## Records provided
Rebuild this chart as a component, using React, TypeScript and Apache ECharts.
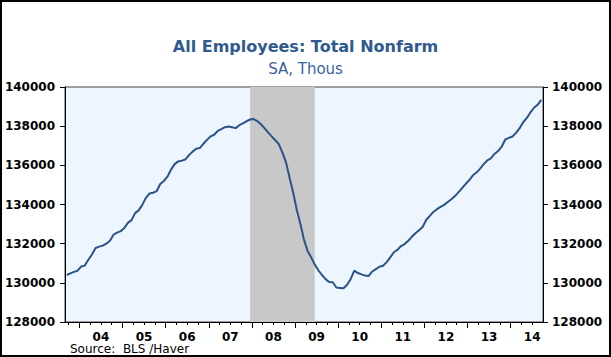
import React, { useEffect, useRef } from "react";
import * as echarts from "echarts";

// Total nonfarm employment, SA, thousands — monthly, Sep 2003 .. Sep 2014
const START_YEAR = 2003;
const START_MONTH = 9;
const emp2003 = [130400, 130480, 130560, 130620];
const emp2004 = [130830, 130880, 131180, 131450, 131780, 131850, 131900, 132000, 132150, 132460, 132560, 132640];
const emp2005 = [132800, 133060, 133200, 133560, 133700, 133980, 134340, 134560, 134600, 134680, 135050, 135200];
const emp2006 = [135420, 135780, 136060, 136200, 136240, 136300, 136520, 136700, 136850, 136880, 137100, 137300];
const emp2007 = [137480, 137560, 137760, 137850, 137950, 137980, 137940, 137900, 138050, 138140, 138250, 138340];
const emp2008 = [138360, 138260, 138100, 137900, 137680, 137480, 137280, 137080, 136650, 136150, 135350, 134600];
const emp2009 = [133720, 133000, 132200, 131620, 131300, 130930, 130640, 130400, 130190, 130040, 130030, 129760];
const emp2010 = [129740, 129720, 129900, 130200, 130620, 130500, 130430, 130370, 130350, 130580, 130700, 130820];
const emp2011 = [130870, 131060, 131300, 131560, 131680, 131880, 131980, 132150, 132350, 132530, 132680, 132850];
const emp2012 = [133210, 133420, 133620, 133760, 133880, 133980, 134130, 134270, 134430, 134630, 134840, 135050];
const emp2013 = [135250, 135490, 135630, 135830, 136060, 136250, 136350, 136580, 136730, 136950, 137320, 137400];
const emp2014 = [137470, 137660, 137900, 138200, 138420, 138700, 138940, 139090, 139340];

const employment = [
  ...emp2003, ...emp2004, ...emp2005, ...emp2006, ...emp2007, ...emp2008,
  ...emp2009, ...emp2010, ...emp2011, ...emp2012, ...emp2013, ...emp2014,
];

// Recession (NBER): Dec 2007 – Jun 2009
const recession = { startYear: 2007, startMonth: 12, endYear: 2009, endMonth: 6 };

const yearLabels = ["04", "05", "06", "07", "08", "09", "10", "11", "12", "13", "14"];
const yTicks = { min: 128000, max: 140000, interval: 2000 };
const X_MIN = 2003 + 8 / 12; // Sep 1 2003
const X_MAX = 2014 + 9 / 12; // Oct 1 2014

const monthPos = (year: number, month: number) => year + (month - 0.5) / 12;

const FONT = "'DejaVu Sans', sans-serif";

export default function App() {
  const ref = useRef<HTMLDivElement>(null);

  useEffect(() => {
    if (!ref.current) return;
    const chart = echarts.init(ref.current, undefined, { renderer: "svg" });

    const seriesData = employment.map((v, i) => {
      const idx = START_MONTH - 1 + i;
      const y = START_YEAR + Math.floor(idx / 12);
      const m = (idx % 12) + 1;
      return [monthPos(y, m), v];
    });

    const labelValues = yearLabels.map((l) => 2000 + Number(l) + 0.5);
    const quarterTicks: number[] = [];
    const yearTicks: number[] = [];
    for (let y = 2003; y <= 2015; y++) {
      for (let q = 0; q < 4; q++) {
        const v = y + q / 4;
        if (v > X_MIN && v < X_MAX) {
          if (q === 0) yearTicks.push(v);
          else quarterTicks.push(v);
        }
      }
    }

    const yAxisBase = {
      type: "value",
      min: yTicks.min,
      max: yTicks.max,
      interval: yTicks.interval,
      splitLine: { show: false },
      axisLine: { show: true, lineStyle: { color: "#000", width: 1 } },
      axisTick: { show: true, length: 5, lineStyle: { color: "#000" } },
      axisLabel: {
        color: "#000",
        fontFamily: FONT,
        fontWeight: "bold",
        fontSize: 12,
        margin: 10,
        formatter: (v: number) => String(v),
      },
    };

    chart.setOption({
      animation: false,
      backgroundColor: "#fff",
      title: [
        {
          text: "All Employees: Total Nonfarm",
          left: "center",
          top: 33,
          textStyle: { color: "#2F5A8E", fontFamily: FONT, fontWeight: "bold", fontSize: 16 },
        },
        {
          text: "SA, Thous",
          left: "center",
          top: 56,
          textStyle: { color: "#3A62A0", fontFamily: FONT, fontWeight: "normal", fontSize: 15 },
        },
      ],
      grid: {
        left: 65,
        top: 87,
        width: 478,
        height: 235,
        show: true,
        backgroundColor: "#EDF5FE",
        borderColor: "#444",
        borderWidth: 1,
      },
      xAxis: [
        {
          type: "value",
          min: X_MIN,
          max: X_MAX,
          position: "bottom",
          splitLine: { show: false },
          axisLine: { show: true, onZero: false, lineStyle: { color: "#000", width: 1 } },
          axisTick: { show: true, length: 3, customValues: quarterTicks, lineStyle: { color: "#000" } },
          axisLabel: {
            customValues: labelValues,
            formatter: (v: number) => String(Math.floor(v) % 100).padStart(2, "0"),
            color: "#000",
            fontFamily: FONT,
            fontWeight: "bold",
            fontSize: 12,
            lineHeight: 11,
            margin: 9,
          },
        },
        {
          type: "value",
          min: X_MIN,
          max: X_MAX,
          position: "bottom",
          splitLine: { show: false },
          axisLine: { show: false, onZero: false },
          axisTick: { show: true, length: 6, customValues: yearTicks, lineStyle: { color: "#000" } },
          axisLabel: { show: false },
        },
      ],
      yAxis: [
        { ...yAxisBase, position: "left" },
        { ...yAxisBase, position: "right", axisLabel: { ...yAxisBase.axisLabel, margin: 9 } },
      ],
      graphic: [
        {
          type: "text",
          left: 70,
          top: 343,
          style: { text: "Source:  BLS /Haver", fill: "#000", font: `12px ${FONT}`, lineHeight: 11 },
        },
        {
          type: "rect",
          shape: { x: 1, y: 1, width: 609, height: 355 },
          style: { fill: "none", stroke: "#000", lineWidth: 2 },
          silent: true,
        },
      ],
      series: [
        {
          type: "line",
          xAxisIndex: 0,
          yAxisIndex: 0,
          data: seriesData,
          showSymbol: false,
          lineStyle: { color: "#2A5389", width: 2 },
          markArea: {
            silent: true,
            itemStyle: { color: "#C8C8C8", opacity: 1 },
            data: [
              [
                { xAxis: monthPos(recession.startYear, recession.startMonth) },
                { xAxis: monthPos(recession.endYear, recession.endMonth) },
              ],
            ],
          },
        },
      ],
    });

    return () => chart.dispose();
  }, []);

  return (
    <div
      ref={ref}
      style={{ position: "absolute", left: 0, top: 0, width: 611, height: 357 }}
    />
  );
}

* * *

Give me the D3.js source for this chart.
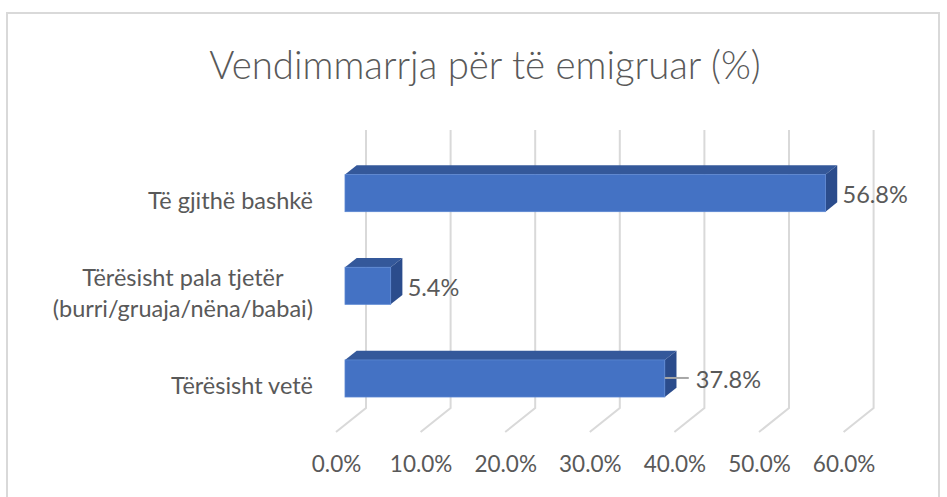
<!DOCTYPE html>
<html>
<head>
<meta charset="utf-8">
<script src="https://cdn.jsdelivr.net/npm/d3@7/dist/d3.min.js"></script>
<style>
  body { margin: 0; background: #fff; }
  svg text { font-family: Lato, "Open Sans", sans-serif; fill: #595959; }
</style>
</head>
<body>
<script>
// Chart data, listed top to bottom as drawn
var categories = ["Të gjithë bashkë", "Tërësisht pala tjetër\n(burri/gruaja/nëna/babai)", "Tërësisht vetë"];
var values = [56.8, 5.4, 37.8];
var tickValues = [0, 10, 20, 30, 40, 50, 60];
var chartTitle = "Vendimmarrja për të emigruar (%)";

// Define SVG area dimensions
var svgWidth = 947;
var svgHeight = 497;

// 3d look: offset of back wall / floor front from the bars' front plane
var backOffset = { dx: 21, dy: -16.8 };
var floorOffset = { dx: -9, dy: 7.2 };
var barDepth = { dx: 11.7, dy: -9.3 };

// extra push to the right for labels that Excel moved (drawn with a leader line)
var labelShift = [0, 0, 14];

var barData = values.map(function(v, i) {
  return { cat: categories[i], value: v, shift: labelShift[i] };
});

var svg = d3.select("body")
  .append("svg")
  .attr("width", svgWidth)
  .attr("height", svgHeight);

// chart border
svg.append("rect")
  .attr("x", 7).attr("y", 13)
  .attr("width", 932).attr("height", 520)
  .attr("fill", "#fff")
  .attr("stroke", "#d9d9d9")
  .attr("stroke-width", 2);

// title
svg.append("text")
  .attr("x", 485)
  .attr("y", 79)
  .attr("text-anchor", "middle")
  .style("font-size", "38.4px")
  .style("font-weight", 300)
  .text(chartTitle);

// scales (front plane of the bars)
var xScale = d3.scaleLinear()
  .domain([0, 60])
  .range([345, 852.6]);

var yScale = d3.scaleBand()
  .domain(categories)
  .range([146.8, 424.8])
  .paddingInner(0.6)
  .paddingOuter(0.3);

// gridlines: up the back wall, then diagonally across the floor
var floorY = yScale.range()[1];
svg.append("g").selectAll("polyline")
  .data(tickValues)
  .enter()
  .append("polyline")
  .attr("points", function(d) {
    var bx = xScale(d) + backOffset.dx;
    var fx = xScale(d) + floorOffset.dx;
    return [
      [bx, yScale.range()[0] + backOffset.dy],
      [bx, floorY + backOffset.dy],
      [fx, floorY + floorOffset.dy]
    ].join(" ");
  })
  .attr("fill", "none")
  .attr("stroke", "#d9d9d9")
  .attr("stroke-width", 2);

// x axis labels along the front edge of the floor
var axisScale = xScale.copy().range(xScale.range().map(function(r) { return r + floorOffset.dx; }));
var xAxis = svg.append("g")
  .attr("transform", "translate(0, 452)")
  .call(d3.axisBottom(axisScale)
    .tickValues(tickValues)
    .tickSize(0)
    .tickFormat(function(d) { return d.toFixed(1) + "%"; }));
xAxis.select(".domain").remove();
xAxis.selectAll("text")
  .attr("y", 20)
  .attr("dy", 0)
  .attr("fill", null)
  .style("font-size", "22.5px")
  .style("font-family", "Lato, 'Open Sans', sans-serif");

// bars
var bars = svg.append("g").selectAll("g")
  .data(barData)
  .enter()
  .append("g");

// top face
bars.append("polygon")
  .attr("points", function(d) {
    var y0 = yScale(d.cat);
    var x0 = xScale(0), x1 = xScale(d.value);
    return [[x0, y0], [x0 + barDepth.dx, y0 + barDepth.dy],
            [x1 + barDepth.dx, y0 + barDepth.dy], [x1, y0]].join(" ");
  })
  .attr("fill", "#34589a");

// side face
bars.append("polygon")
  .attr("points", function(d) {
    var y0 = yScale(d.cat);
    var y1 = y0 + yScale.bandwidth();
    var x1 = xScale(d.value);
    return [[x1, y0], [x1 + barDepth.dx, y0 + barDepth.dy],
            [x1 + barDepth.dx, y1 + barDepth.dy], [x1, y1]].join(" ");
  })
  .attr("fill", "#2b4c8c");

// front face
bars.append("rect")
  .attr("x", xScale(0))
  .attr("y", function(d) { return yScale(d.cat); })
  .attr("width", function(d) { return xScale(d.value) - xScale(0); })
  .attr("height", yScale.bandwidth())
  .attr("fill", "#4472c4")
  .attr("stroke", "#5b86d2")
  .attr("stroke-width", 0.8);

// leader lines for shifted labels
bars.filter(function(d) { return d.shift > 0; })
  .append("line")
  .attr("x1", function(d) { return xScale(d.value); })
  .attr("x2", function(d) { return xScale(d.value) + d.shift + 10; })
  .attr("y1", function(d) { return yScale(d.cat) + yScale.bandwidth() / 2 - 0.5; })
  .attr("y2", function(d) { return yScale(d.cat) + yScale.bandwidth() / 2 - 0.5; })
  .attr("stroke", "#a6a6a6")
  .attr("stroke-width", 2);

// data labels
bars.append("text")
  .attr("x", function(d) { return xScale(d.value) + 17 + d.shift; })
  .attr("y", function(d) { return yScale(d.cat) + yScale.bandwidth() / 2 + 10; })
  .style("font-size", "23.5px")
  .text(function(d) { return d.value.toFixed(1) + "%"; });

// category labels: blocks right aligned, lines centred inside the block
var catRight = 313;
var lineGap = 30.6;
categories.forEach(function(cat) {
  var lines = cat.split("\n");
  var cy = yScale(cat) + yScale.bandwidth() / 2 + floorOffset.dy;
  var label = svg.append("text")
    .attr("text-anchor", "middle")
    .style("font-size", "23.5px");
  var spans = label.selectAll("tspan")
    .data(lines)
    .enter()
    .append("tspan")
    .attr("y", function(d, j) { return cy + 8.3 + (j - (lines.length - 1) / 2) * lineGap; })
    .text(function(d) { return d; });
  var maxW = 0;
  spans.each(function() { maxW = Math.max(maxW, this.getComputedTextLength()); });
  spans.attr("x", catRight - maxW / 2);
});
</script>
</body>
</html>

* * *

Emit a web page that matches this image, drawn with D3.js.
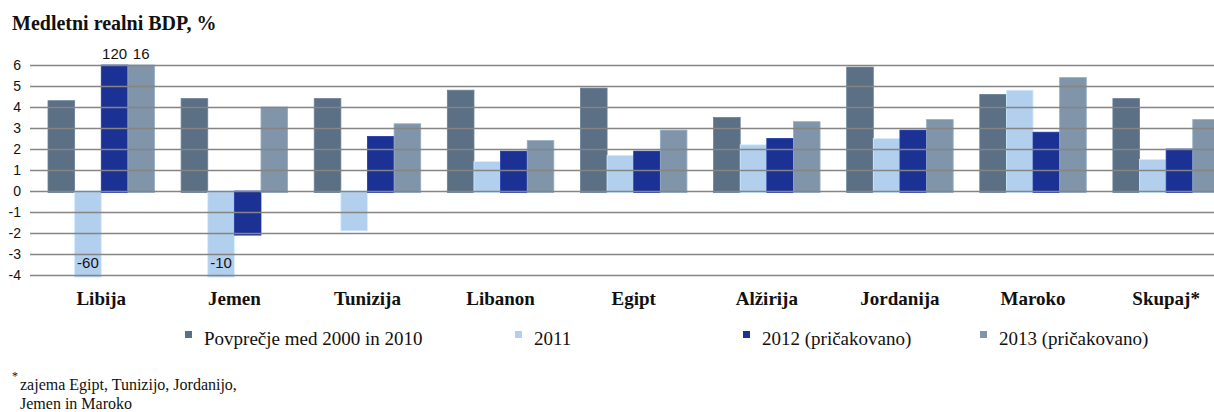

## Requirement
Look above for the line containing "Give me the D3.js source for this chart.", then write out every line from there down to the line containing "var labelShift = [0, 0, 14];", that line included, with no pictures.

## Task solution
Give me the D3.js source for this chart.
<!DOCTYPE html>
<html>
<head>
<meta charset="utf-8">
<script src="https://cdn.jsdelivr.net/npm/d3@7/dist/d3.min.js"></script>
<style>
  body { margin: 0; background: #fff; }
  svg text { font-family: Lato, "Open Sans", sans-serif; fill: #595959; }
</style>
</head>
<body>
<script>
// Chart data, listed top to bottom as drawn
var categories = ["Të gjithë bashkë", "Tërësisht pala tjetër\n(burri/gruaja/nëna/babai)", "Tërësisht vetë"];
var values = [56.8, 5.4, 37.8];
var tickValues = [0, 10, 20, 30, 40, 50, 60];
var chartTitle = "Vendimmarrja për të emigruar (%)";

// Define SVG area dimensions
var svgWidth = 947;
var svgHeight = 497;

// 3d look: offset of back wall / floor front from the bars' front plane
var backOffset = { dx: 21, dy: -16.8 };
var floorOffset = { dx: -9, dy: 7.2 };
var barDepth = { dx: 11.7, dy: -9.3 };

// extra push to the right for labels that Excel moved (drawn with a leader line)
var labelShift = [0, 0, 14];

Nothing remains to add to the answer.